-- start --

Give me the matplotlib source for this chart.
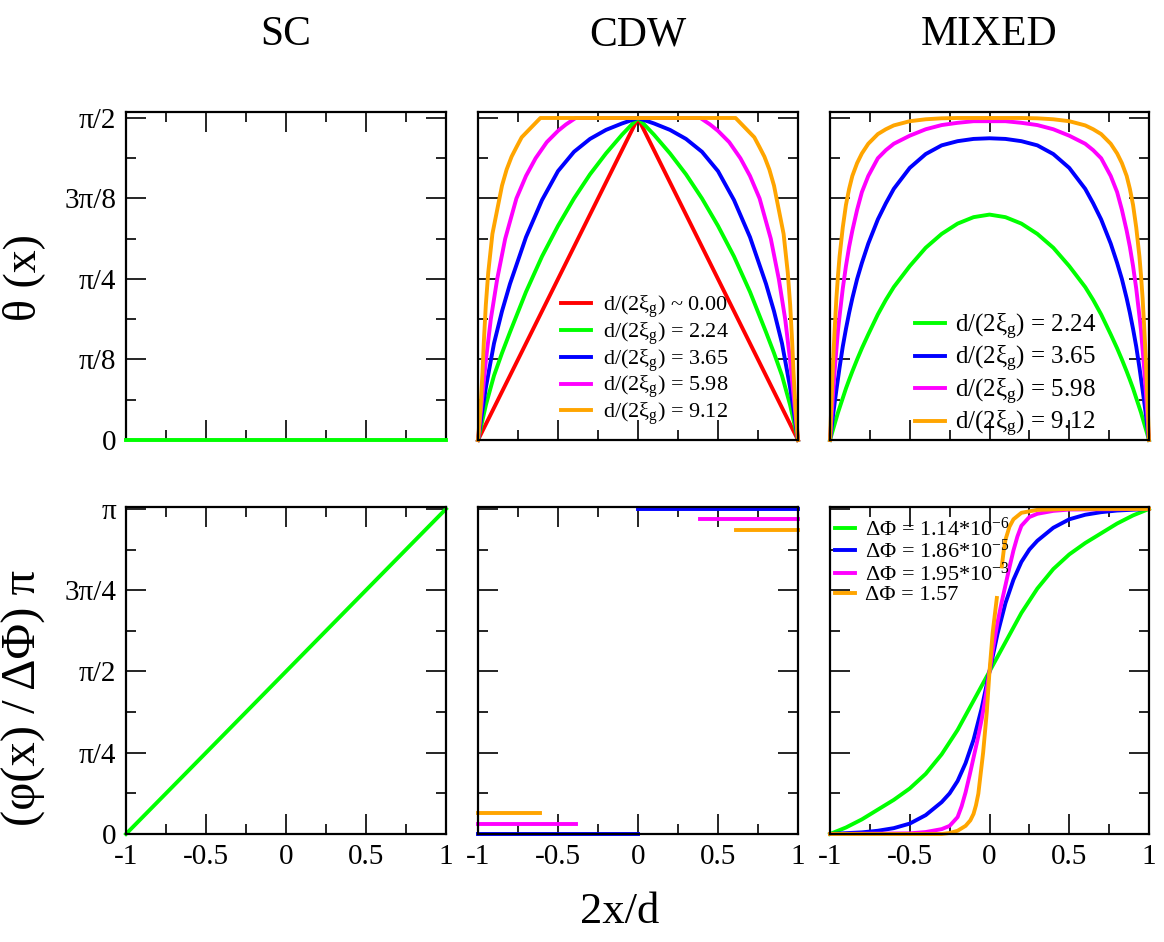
import numpy as np
import matplotlib
matplotlib.use('Agg')
import matplotlib.pyplot as plt
from matplotlib.ticker import MultipleLocator, FixedLocator

plt.rcParams['font.family'] = 'Liberation Serif'
plt.rcParams['mathtext.fontset'] = 'custom'
plt.rcParams['mathtext.rm'] = 'Liberation Serif'
plt.rcParams['mathtext.it'] = 'Liberation Serif:italic'
plt.rcParams['axes.unicode_minus'] = False

# --- data (top row in units of pi/2, bottom row in units of pi) ---
# SC
sc_theta_x = [-1, 1]
sc_theta = [0, 0]
sc_phi_x = [-1, 1]
sc_phi = [0, 1]

# CDW theta(x)
cdw_red_x = [-1, 0, 1]
cdw_red = [0, 1, 0]
cdw_x = [-1, -0.975, -0.95, -0.9, -0.85, -0.8, -0.7, -0.6, -0.5, -0.4, -0.3, -0.2, -0.1, 0,
         0.1, 0.2, 0.3, 0.4, 0.5, 0.6, 0.7, 0.8, 0.85, 0.9, 0.95, 0.975, 1]
cdw_green = [0, .055, .11, .2, .27, .335, .46, .57, .665, .75, .825, .89, .948, 1,
             .948, .89, .825, .75, .665, .57, .46, .335, .27, .2, .11, .055, 0]
cdw_blue = [0, .085, .165, .3, .4, .485, .63, .745, .835, .895, .935, .963, .983, 1,
            .983, .963, .935, .895, .835, .745, .63, .485, .4, .3, .165, .085, 0]
cdw_pink_x = [-1, -0.985, -0.97, -0.95, -0.92, -0.88, -0.83, -0.76, -0.7, -0.64, -0.57, -0.5, -0.45, -0.39,
              0.39, 0.45, 0.5, 0.57, 0.64, 0.7, 0.76, 0.83, 0.88, 0.92, 0.95, 0.97, 0.985, 1]
cdw_pink = [0, .075, .15, .25, .375, .5, .625, .75, .82, .875, .925, .96, .98, 1,
            1, .98, .96, .925, .875, .82, .75, .625, .5, .375, .25, .15, .075, 0]
cdw_orange_x = [-1, -0.984, -0.972, -0.963, -0.951, -0.936, -0.91, -0.874, -0.85, -0.821, -0.79, -0.759, -0.727, -0.61,
                0.61, 0.727, 0.759, 0.79, 0.821, 0.85, 0.874, 0.91, 0.936, 0.951, 0.963, 0.972, 0.984, 1]
cdw_orange = [0, .1, .21, .31, .42, .52, .64, .73, .79, .84, .88, .91, .94, 1,
              1, .94, .91, .88, .84, .79, .73, .64, .52, .42, .31, .21, .1, 0]

# MIXED theta(x)
mix_x = [-1, -.99, -.98, -.97, -.96, -.95, -.94, -.92, -.9, -.88, -.86, -.83, -.8, -.76, -.7, -.65, -.6,
         -.5, -.4, -.3, -.2, -.1, 0, .1, .2, .3, .4, .5,
         .6, .65, .7, .76, .8, .83, .86, .88, .9, .92, .94, .95, .96, .97, .98, .99, 1]
mix_green = [0, .017, .034, .051, .068, .085, .1, .13, .16, .187, .213, .25, .285, .328, .39, .435, .475,
             .54, .597, .64, .672, .692, .70, .692, .672, .64, .597, .54,
             .475, .435, .39, .328, .285, .25, .213, .187, .16, .13, .1, .085, .068, .051, .034, .017, 0]
mix_blue = [0, .04, .08, .118, .155, .19, .225, .29, .345, .395, .44, .5, .55, .61, .685, .735, .78,
            .845, .888, .915, .928, .935, .937, .935, .928, .915, .888, .845,
            .78, .735, .685, .61, .55, .5, .44, .395, .345, .29, .225, .19, .155, .118, .08, .04, 0]
mix_pink = [0, .075, .15, .22, .28, .34, .385, .47, .54, .6, .65, .715, .77, .82, .875, .9, .92,
            .945, .965, .978, .985, .99, .99, .99, .985, .978, .965, .945,
            .92, .9, .875, .82, .77, .715, .65, .6, .54, .47, .385, .34, .28, .22, .15, .075, 0]
mix_orange = [0, .13, .25, .35, .44, .51, .57, .66, .73, .78, .82, .86, .89, .92, .95, .965, .977,
              .99, .996, .999, 1, 1, 1, 1, 1, .999, .996, .99,
              .977, .965, .95, .92, .89, .86, .82, .78, .73, .66, .57, .51, .44, .35, .25, .13, 0]

# CDW phase (steps, gaps where undefined)
cdw_phi_blue_x = [-1, 0, np.nan, 0, 1]
cdw_phi_blue = [0, 0, np.nan, 1, 1]
cdw_phi_pink_x = [-1, -0.39, np.nan, 0.39, 1]
cdw_phi_pink = [0.032, 0.032, np.nan, 0.968, 0.968]
cdw_phi_orange_x = [-1, -0.61, np.nan, 0.61, 1]
cdw_phi_orange = [0.064, 0.064, np.nan, 0.936, 0.936]

# MIXED phase
mphi_green_x = [-1, -0.9, -0.8, -0.7, -0.6, -0.5, -0.4, -0.3, -0.2, -0.1, 0,
                0.1, 0.2, 0.3, 0.4, 0.5, 0.6, 0.7, 0.8, 0.9, 1]
mphi_green = [0, .02, .045, .075, .105, .14, .185, .245, .32, .41, .5,
              .59, .68, .755, .815, .86, .895, .925, .955, .98, 1]
mphi_blue_x = [-1, -0.8, -0.7, -0.6, -0.5, -0.4, -0.3, -0.25, -0.2, -0.15, -0.1, -0.05, 0,
               0.05, 0.1, 0.15, 0.2, 0.25, 0.3, 0.4, 0.5, 0.6, 0.7, 0.8, 1]
mphi_blue = [0, .005, .01, .018, .032, .058, .098, .125, .163, .218, .29, .385, .5,
             .615, .71, .782, .837, .875, .902, .942, .968, .982, .99, .995, 1]
mphi_pink_x = [-1, -0.5, -0.4, -0.3, -0.25, -0.2, -0.175, -0.15, -0.125, -0.1, -0.075, -0.05, -0.025, 0,
               0.025, 0.05, 0.075, 0.1, 0.125, 0.15, 0.175, 0.2, 0.25, 0.3, 0.4, 0.5, 1]
mphi_pink = [0, .002, .006, .015, .025, .052, .085, .128, .18, .235, .29, .35, .42, .5,
             .58, .65, .71, .765, .82, .872, .915, .948, .975, .985, .994, .998, 1]
mphi_orange_x = [-1, -0.3, -0.25, -0.2, -0.15, -0.12, -0.1, -0.085, -0.07, -0.04, -0.017, 0, 0.02, 0.046, np.nan,
                 0.077, 0.09, 0.1, 0.125, 0.15, 0.2, 0.3, 0.5, 1]
mphi_orange = [0, 0, .003, .01, .025, .042, .062, .088, .124, .25, .375, .5, .62, .726, np.nan,
               .823, .875, .905, .945, .968, .988, .997, 1, 1]

cdw_labels = ['d/(2ξ$_{\\rm g}$) ~ 0.00', 'd/(2ξ$_{\\rm g}$) = 2.24', 'd/(2ξ$_{\\rm g}$) = 3.65',
              'd/(2ξ$_{\\rm g}$) = 5.98', 'd/(2ξ$_{\\rm g}$) = 9.12']
phi_labels = ['ΔΦ = 1.14*10$^{-6}$', 'ΔΦ = 1.86*10$^{-5}$', 'ΔΦ = 1.95*10$^{-3}$', 'ΔΦ = 1.57']
col_titles = ['SC', 'CDW', 'MIXED']

RED, GREEN, BLUE, PINK, ORANGE = '#ff0000', '#00ff00', '#0000ff', '#ff00ff', '#ffa500'
LW = 2.8

W, H = 1164, 942
fig = plt.figure(figsize=(W / 100, H / 100), dpi=100)

cols = [(126, 446), (478, 798), (830, 1149)]
rows = [(112, 440), (507, 834)]


def style(ax, row, col):
    ax.set_xlim(-1, 1)
    ax.xaxis.set_major_locator(MultipleLocator(0.5))
    ax.xaxis.set_minor_locator(MultipleLocator(0.25))
    if row == 0:
        ax.set_ylim(0, 1.6)
        ax.set_yticks(np.arange(5) * np.pi / 8)
        ax.yaxis.set_minor_locator(FixedLocator(np.arange(1, 8, 2) * np.pi / 16))
        ylabs = ['0', 'π/8', 'π/4', '3π/8', 'π/2']
    else:
        ax.set_ylim(0, 3.16)
        ax.set_yticks(np.arange(5) * np.pi / 4)
        ax.yaxis.set_minor_locator(FixedLocator(np.arange(1, 8, 2) * np.pi / 8))
        ylabs = ['0', 'π/4', 'π/2', '3π/4', 'π']
    ax.tick_params(which='both', direction='in', top=True, right=True, width=1.2,
                   labelsize=21, pad=7)
    ax.tick_params(which='major', length=14.5)
    ax.tick_params(which='minor', length=7)
    if col == 0:
        ax.set_yticklabels(ylabs)
    else:
        ax.tick_params(labelleft=False)
    if row == 0:
        ax.tick_params(labelbottom=False)
    else:
        ax.set_xticks([-1, -0.5, 0, 0.5, 1])
        ax.set_xticklabels(['-1', '-0.5', '0', '0.5', '1'])
    for s in ax.spines.values():
        s.set_linewidth(1.6)


axs = [[None] * 3 for _ in range(2)]
for r, (y0, y1) in enumerate(rows):
    for c, (x0, x1) in enumerate(cols):
        ax = fig.add_axes([x0 / W, 1 - y1 / H, (x1 - x0) / W, (y1 - y0) / H])
        style(ax, r, c)
        axs[r][c] = ax

hp = np.pi / 2


def line(ax, x, y, color, scale, **kw):
    return ax.plot(x, np.array(y, dtype=float) * scale, color=color, lw=LW,
                   clip_on=False, **kw)[0]


# SC
line(axs[0][0], sc_theta_x, sc_theta, GREEN, hp, zorder=3)
line(axs[1][0], sc_phi_x, sc_phi, GREEN, np.pi)

# CDW theta
ax = axs[0][1]
h = [line(ax, cdw_red_x, cdw_red, RED, hp),
     line(ax, cdw_x, cdw_green, GREEN, hp),
     line(ax, cdw_x, cdw_blue, BLUE, hp),
     line(ax, cdw_pink_x, cdw_pink, PINK, hp),
     line(ax, cdw_orange_x, cdw_orange, ORANGE, hp)]
ax.legend(h, cdw_labels, loc='upper left', bbox_to_anchor=(0.258, 0.446), frameon=False,
          borderpad=0, borderaxespad=0, fontsize=16, handlelength=1.35,
          handletextpad=0.55, labelspacing=0.01)

# MIXED theta
ax = axs[0][2]
h = [line(ax, mix_x, mix_green, GREEN, hp),
     line(ax, mix_x, mix_blue, BLUE, hp),
     line(ax, mix_x, mix_pink, PINK, hp),
     line(ax, mix_x, mix_orange, ORANGE, hp)]
ax.legend(h, cdw_labels[1:], loc='upper left', bbox_to_anchor=(0.266, 0.392), frameon=False,
          borderpad=0, borderaxespad=0, fontsize=18, handlelength=1.2,
          handletextpad=0.4, labelspacing=0.1)

# CDW phase
ax = axs[1][1]
line(ax, cdw_phi_blue_x, cdw_phi_blue, BLUE, np.pi)
line(ax, cdw_phi_pink_x, cdw_phi_pink, PINK, np.pi)
line(ax, cdw_phi_orange_x, cdw_phi_orange, ORANGE, np.pi)

# MIXED phase
ax = axs[1][2]
h = [line(ax, mphi_green_x, mphi_green, GREEN, np.pi),
     line(ax, mphi_blue_x, mphi_blue, BLUE, np.pi),
     line(ax, mphi_pink_x, mphi_pink, PINK, np.pi),
     line(ax, mphi_orange_x, mphi_orange, ORANGE, np.pi)]
ax.legend(h, phi_labels, loc='upper left', bbox_to_anchor=(0.016, 0.969), frameon=False,
          borderpad=0, borderaxespad=0, fontsize=16, handlelength=0.9,
          handletextpad=0.45, labelspacing=-0.03)

# titles and axis labels
for (x0, x1), t in zip(cols, col_titles):
    fig.text((x0 + x1) / 2 / W, 1 - 35 / H, t, fontsize=30, ha='center', va='center')
fig.text(24 / W, 1 - 278 / H, 'θ (x)', fontsize=33, rotation=90, ha='center', va='center')
fig.text(24 / W, 1 - 698 / H, '(φ(x) / ΔΦ) π', fontsize=35, rotation=90, ha='center', va='center')
fig.text(620 / W, 1 - 912 / H, '2x/d', fontsize=32, ha='center', va='center')

fig.savefig('out.png', dpi=100)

-- end --

What is being asked:
Exactly restate the lines from the beginning of the data through the line with "sc_phi = [0, 1]", and no others, keeping pictures out.

Solution for this problem:
Give me the matplotlib source for this chart.
import numpy as np
import matplotlib
matplotlib.use('Agg')
import matplotlib.pyplot as plt
from matplotlib.ticker import MultipleLocator, FixedLocator

plt.rcParams['font.family'] = 'Liberation Serif'
plt.rcParams['mathtext.fontset'] = 'custom'
plt.rcParams['mathtext.rm'] = 'Liberation Serif'
plt.rcParams['mathtext.it'] = 'Liberation Serif:italic'
plt.rcParams['axes.unicode_minus'] = False

# --- data (top row in units of pi/2, bottom row in units of pi) ---
# SC
sc_theta_x = [-1, 1]
sc_theta = [0, 0]
sc_phi_x = [-1, 1]
sc_phi = [0, 1]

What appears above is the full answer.